For the simulations of winds on the plot we have used the three predominant directions, NW, NE and W. The annual wind simulations for these directions applied to the volumetry of the two towers with the help of infrared and Galapagos show how the rotation and position of the towers tends to align against the highest wind speeds to achieve larger surfaces with lower values.

Seasonal Wind Analysis

Figure 3.14: Seasonal Wind Analysis using Infrared City

Analysing summer and winter winds we can see a contrast between their behavior, with summer values ​​being much more static while in winter there are highly unfavorable areas, suggesting that design strategies can compensate for them with the help of vegetation.

Orientation of Buildings:

Orient buildings to minimize exposure to the strong prevailing winds from the NW/WNW, especially for façades and outdoor spaces that require protection from harsh winds.
Use the winds from the SE to enhance natural ventilation, particularly for riverside-facing buildings.

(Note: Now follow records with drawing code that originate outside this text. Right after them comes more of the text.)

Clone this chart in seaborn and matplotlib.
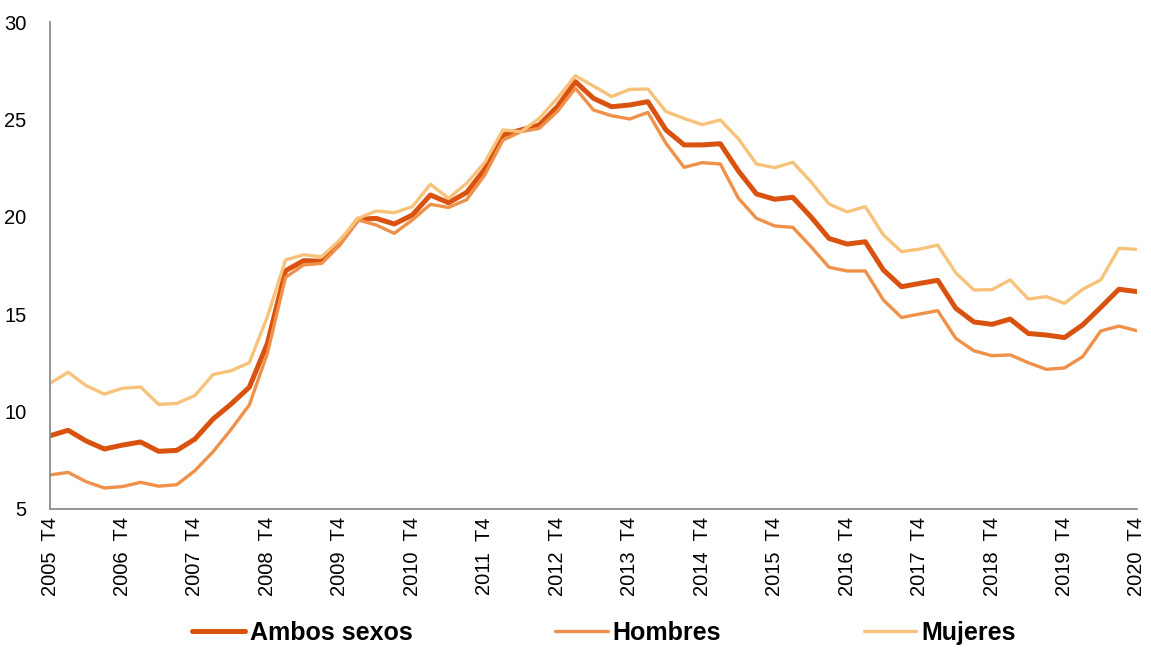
import numpy as np
import pandas as pd
import seaborn as sns
import matplotlib.pyplot as plt

# Tasa trimestral, 2005 T4 .. 2020 T4
years = list(range(2005, 2021))
quarters = [f"{y} T{q}" for y in range(2005, 2021) for q in (1, 2, 3, 4)][3:]

ambos = [8.76, 9.04, 8.49, 8.08, 8.28, 8.44, 7.96, 8.01, 8.59, 9.62,
         10.39, 11.25, 13.5, 17.23, 17.75, 17.72, 18.64, 19.87, 19.92, 19.63,
         20.09, 21.12, 20.72, 21.25, 22.45, 24.2, 24.46, 24.71, 25.65, 26.94,
         26.08, 25.65, 25.74, 25.91, 24.46, 23.69, 23.69, 23.75, 22.35, 21.17,
         20.9, 21.0, 20.0, 18.89, 18.6, 18.72, 17.27, 16.41, 16.58, 16.74,
         15.3, 14.6, 14.48, 14.75, 14.01, 13.93, 13.8, 14.45, 15.35, 16.28,
         16.16]
hombres = [6.75, 6.88, 6.4, 6.08, 6.15, 6.37, 6.17, 6.25, 6.97, 7.94,
           9.09, 10.34, 12.99, 16.89, 17.53, 17.61, 18.55, 19.84, 19.58, 19.15,
           19.84, 20.64, 20.48, 20.88, 22.15, 23.94, 24.37, 24.54, 25.4, 26.6,
           25.48, 25.19, 25.02, 25.36, 23.77, 22.54, 22.78, 22.71, 20.95, 19.92,
           19.53, 19.46, 18.47, 17.41, 17.22, 17.22, 15.73, 14.83, 15.01, 15.18,
           13.76, 13.12, 12.87, 12.91, 12.51, 12.17, 12.24, 12.82, 14.14, 14.39,
           14.15]
mujeres = [11.45, 12.02, 11.33, 10.9, 11.2, 11.26, 10.37, 10.42, 10.83, 11.9,
           12.1, 12.51, 14.87, 17.78, 18.05, 17.95, 18.81, 19.92, 20.3, 20.21,
           20.52, 21.67, 20.95, 21.72, 22.8, 24.46, 24.37, 25.05, 26.08, 27.24,
           26.71, 26.17, 26.54, 26.56, 25.4, 25.05, 24.73, 24.97, 24.0, 22.71,
           22.52, 22.8, 21.8, 20.66, 20.25, 20.52, 19.07, 18.21, 18.34, 18.55,
           17.12, 16.24, 16.26, 16.76, 15.78, 15.9, 15.56, 16.28, 16.76, 18.38,
           18.33]

series = {"Ambos sexos": ambos, "Hombres": hombres, "Mujeres": mujeres}
colors = {"Ambos sexos": "#D9520F", "Hombres": "#F0914A", "Mujeres": "#F7C27A"}
widths = {"Ambos sexos": 3.6, "Hombres": 2.4, "Mujeres": 2.4}

df = pd.DataFrame(series)
df["idx"] = np.arange(len(quarters))

sns.set_style("white")
plt.rcParams["font.family"] = ["Liberation Sans", "DejaVu Sans"]
plt.rcParams["text.color"] = "black"
plt.rcParams["xtick.color"] = "black"
plt.rcParams["ytick.color"] = "black"

fig = plt.figure(figsize=(11.51, 6.48), dpi=100)
ax = fig.add_axes([50 / 1151, 1 - 509 / 648, (1137 - 50) / 1151, (509 - 22) / 648])

for name in series:
    sns.lineplot(data=df, x="idx", y=name, ax=ax, color=colors[name],
                 linewidth=widths[name], label=name)

ax.set_xlim(0, len(quarters) - 1)
ax.set_ylim(5, 30)
ax.set_yticks([5, 10, 15, 20, 25, 30])
ax.set_xticks(np.arange(0, len(quarters), 4))
ax.set_xticklabels([f"{y}  T4" for y in years], rotation=90)
ax.set_xlabel("")
ax.set_ylabel("")

for side in ("top", "right"):
    ax.spines[side].set_visible(False)
for side in ("left", "bottom"):
    ax.spines[side].set_color("#8c8c8c")
    ax.spines[side].set_linewidth(1.3)

ax.tick_params(axis="y", direction="out", length=5, width=1.0, color="#8c8c8c",
               labelcolor="black", labelsize=14.5, pad=12)
ax.tick_params(axis="x", length=0, labelcolor="black", labelsize=14.5, pad=6)

ax.get_legend().remove()
handles, labels = ax.get_legend_handles_labels()
fig.legend(handles, labels, loc="center", bbox_to_anchor=(0.5248, 0.023),
           ncol=3, frameon=False, prop={"weight": "bold", "size": 18},
           handlelength=2.1, handletextpad=0.2, columnspacing=5.7, borderpad=0)

fig.savefig("out.png", dpi=100)
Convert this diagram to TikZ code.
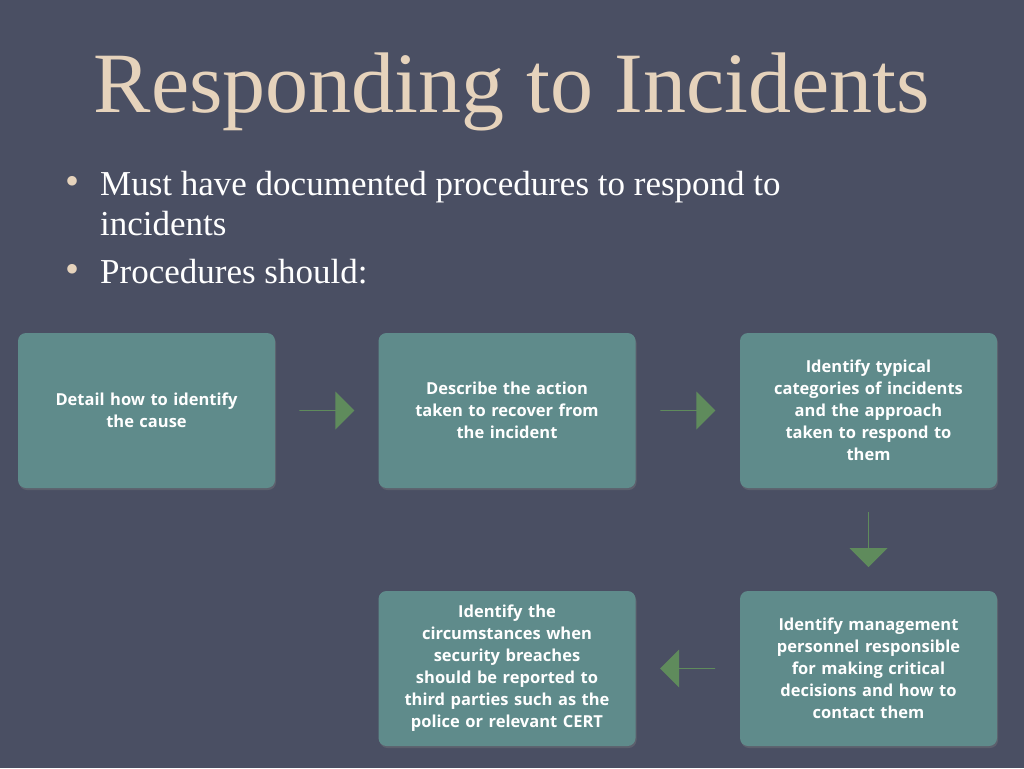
\documentclass[tikz,border=0pt]{standalone}
\usepackage{fontspec}
\setmainfont{Liberation Serif}
\newfontfamily\boxfont{Open Sans}
\usetikzlibrary{shapes.arrows,shadows,calc}
\definecolor{bg}{HTML}{4A4F63}
\definecolor{titlec}{HTML}{E6D3BC}
\definecolor{boxc}{HTML}{5F8B8B}
\definecolor{arrc}{HTML}{5F8B5C}
\definecolor{bulc}{HTML}{E6D3BC}
\tikzset{
  stepbox/.style={draw=none,fill=boxc,rounded corners=8pt,minimum width=257pt,minimum height=155pt,
    text width=240pt,align=center,text=white,font=\boxfont\bfseries\fontsize{16.5}{22}\selectfont,
    drop shadow={shadow xshift=1pt,shadow yshift=-2pt,opacity=0.35}},
  flowarrow/.style={single arrow,fill=arrc,draw=none,minimum height=55pt,minimum width=38pt,
    single arrow head extend=13pt,single arrow tip angle=90,inner sep=0pt},
  bullet/.style={text=bulc,font=\fontsize{40}{40}\selectfont,anchor=base},
  btext/.style={text=white,font=\fontsize{35}{40}\selectfont,anchor=base west,inner sep=0pt}
}
\begin{document}
\begin{tikzpicture}[x=1pt,y=-1pt]
\fill[bg] (0,0) rectangle (1024,768);
\useasboundingbox (0,0) rectangle (1024,768);
\node[text=titlec,font=\fontsize{86}{86}\selectfont,anchor=base,inner sep=0pt] (title) at (512,112) {Responding to Incidents};
\node[bullet] (b1) at (73,194) {•};
\node[btext] (t1) at (100,195) {Must have documented procedures to respond to};
\node[btext] (t1b) at (100,235) {incidents};
\node[bullet] (b2) at (73,282) {•};
\node[btext] (t2) at (100,283) {Procedures should:};
\node[stepbox] (s1) at (146.5,410.5) {Detail how to identify\\the cause};
\node[stepbox] (s2) at (507,410.5) {Describe the action\\taken to recover from\\the incident};
\node[stepbox] (s3) at (868.5,410.5) {Identify typical\\categories of incidents\\and the approach\\taken to respond to\\them};
\node[stepbox] (s4) at (868.5,668.5) {Identify management\\personnel responsible\\for making critical\\decisions and how to\\contact them};
\node[stepbox] (s5) at (507,668.5) {Identify the\\circumstances when\\security breaches\\should be reported to\\third parties such as the\\police or relevant CERT};
\node[flowarrow] (a1) at ($(s1.east)!0.5!(s2.west)$) {};
\node[flowarrow] (a2) at ($(s2.east)!0.5!(s3.west)$) {};
\node[flowarrow,shape border rotate=270] (a3) at ($(s3.south)!0.5!(s4.north)$) {};
\node[flowarrow,shape border rotate=180] (a4) at ($(s4.west)!0.5!(s5.east)$) {};
\end{tikzpicture}
\end{document}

Windbreaks and Vegetation:

Implement windbreaks such as trees or architectural screens along the NW/WNW side to reduce wind impact.
Use vegetation and landscaping near the SE side to soften and utilize the breezes for cooling purposes.

Outdoor Spaces:

Design outdoor areas like courtyards, terraces, or parks with protection from the NW/WNW winds. For example, use walls, berms, or recessed spaces.
Leverage the SE breezes to create pleasant riverside promenades or cooling zones in summer.

Building Shape and Aerodynamics:

Consider rounded or tapered building edges to deflect and manage the strong winds from the NW/WNW direction.
Incorporate porous elements (e.g., open façades or vented screens) in riverside-facing structures to allow smoother airflow and reduce wind pressure.

Pedestrian Comfort:

Design pedestrian pathways and public spaces to avoid wind tunnels caused by prevailing NW/WNW winds being funneled between buildings.
Place shelters or covered walkways in areas exposed to strong winds.